Tuesday, April 26, 2005

Hitchens on Blair - Long Live Labour

A topical piece today in the Slate magazine by Christopher Hitchens on the British General Election and Why He's For Tony Blair.

On May 5, 40 years after I first took out a membership card, it will be possible, for the first time since the 1945 Labor victory that threw out the Churchill Tories, to vote Labor on a point of principle. Sixty years is a long time to wait, but the struggle for Iraq has decided the matter.

He then recognises the work of those on the pro-liberation Left in the UK like John Lloyd, Nick Cohen, David Aaronovitch and Ann Clwyd who have stayed true to their principles and supported regime change and democratisation.

Then he goes onto to make the valuable point that Tony Blair is an ally, and not the poodle of George W. Bush, like his sneering critics would have us believe.

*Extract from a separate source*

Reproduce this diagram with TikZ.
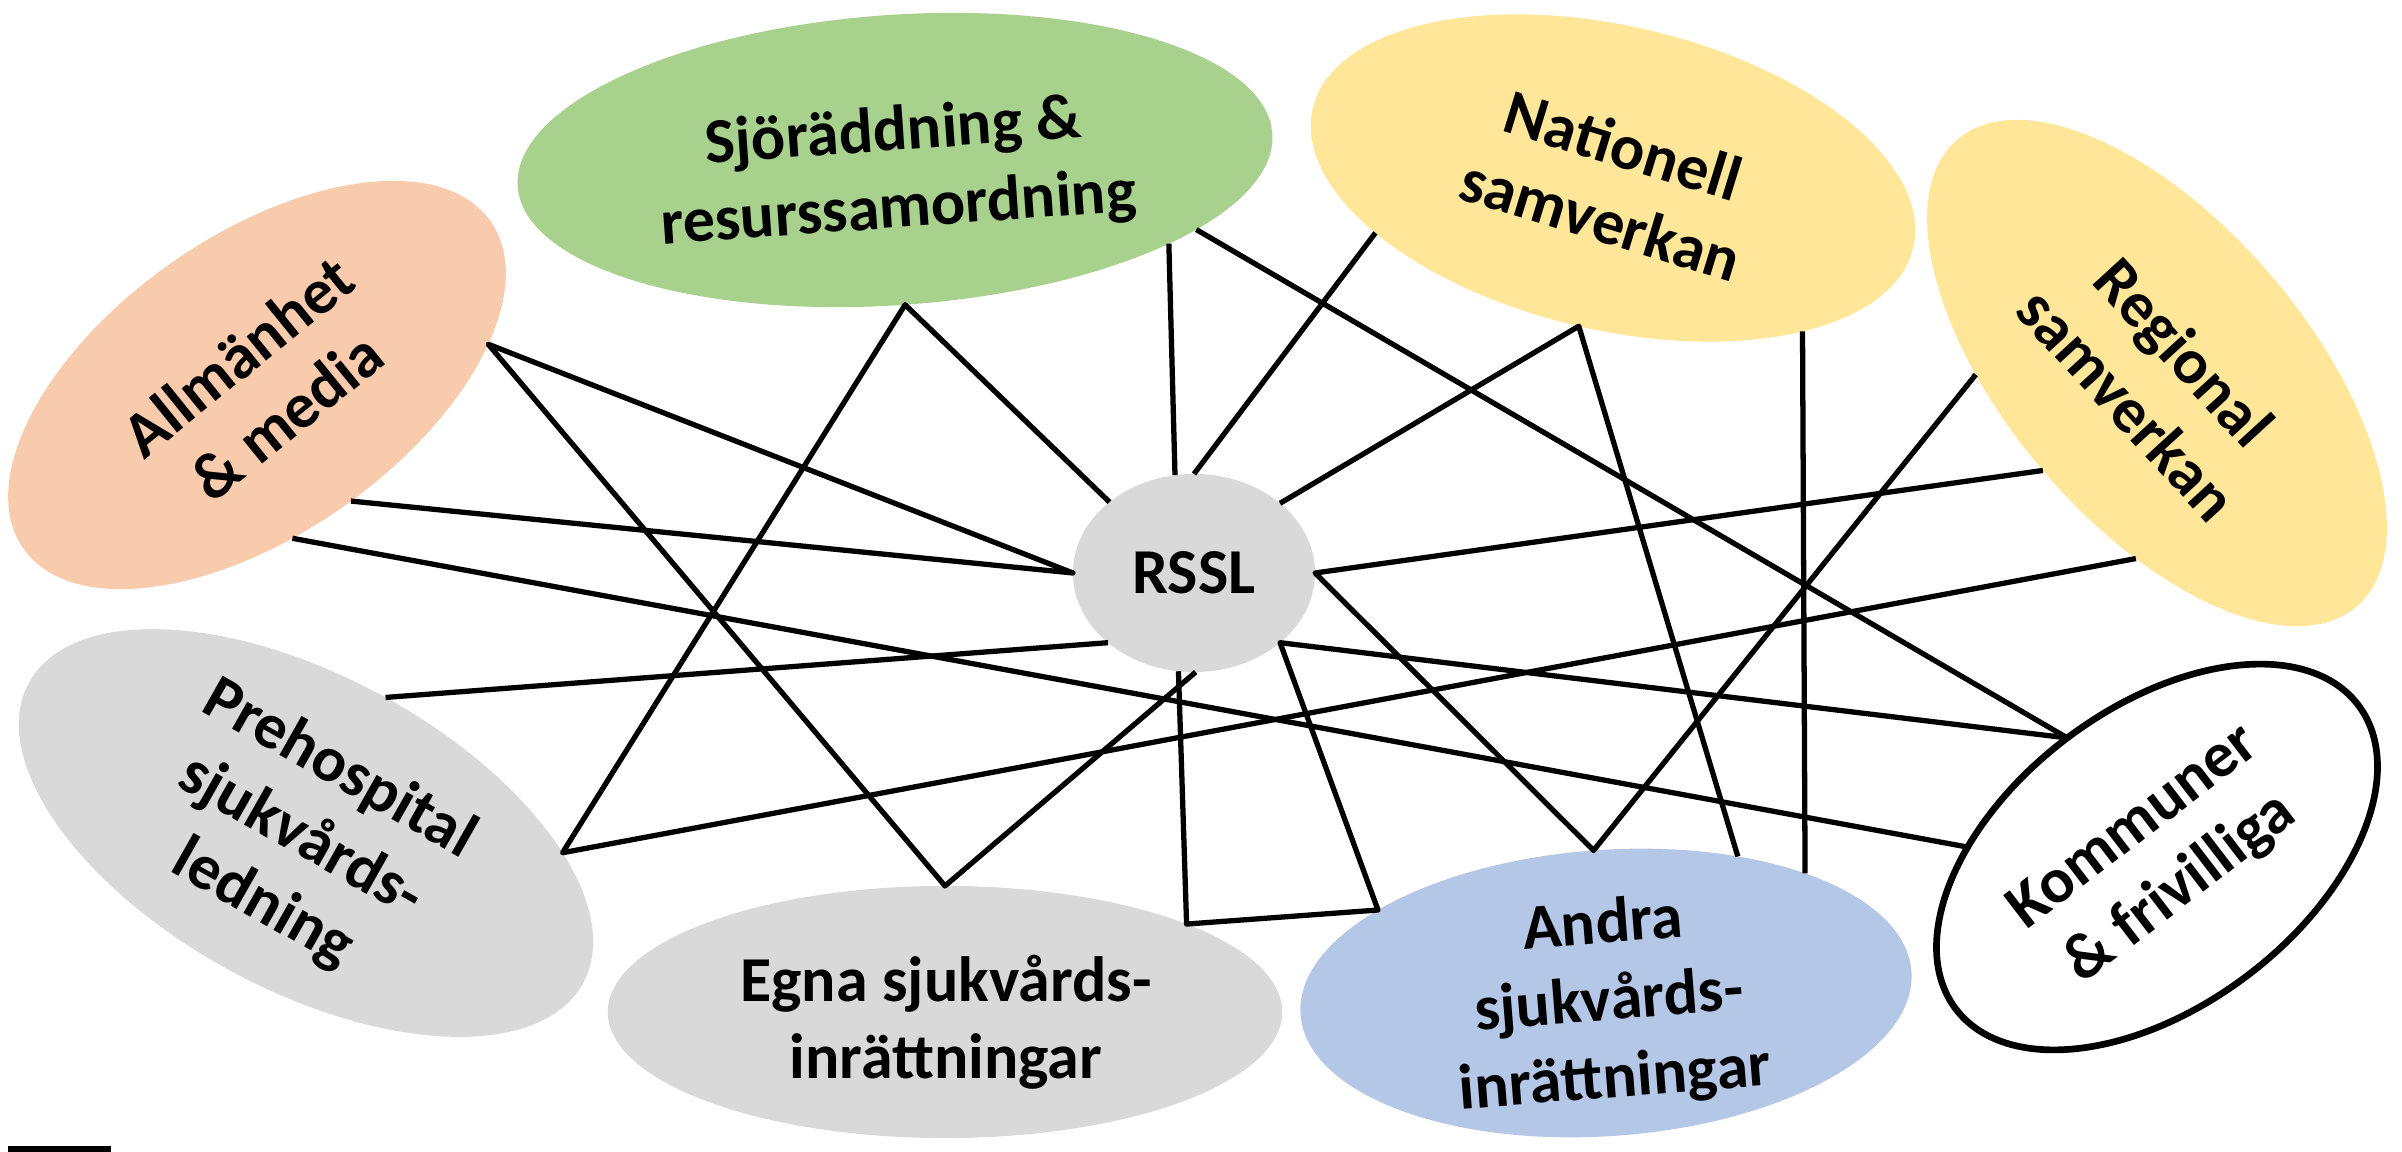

The commonest liberal and Tory jeer against Tony Blair—that he is George Bush's "poodle"—is self-evidently false. Far from being a ditto to Washington, it was Blair who leaned on Clinton and Albright to intervene in the Balkans, putting an end to the long and disgusting Tory appeasement of Slobodan Milosevic. Without asking for any American approval, Blair also decided to stand by Britain's treaty with Sierra Leone and to send troops to put down the barbaric invasion of the hand-loppers and diamond-dealers, based in Charles Taylor's Liberia, who were among other things the regional allies of al-Qaida. In 1999, when Bush was still an isolationist governor of Texas, Blair made a speech in Chicago pointing out that Saddam Hussein's defiance of international law made a future confrontation with him inevitable. After Sept. 11, 2001, Blair told Bush that he would send ground troops to Afghanistan even if the United States would not.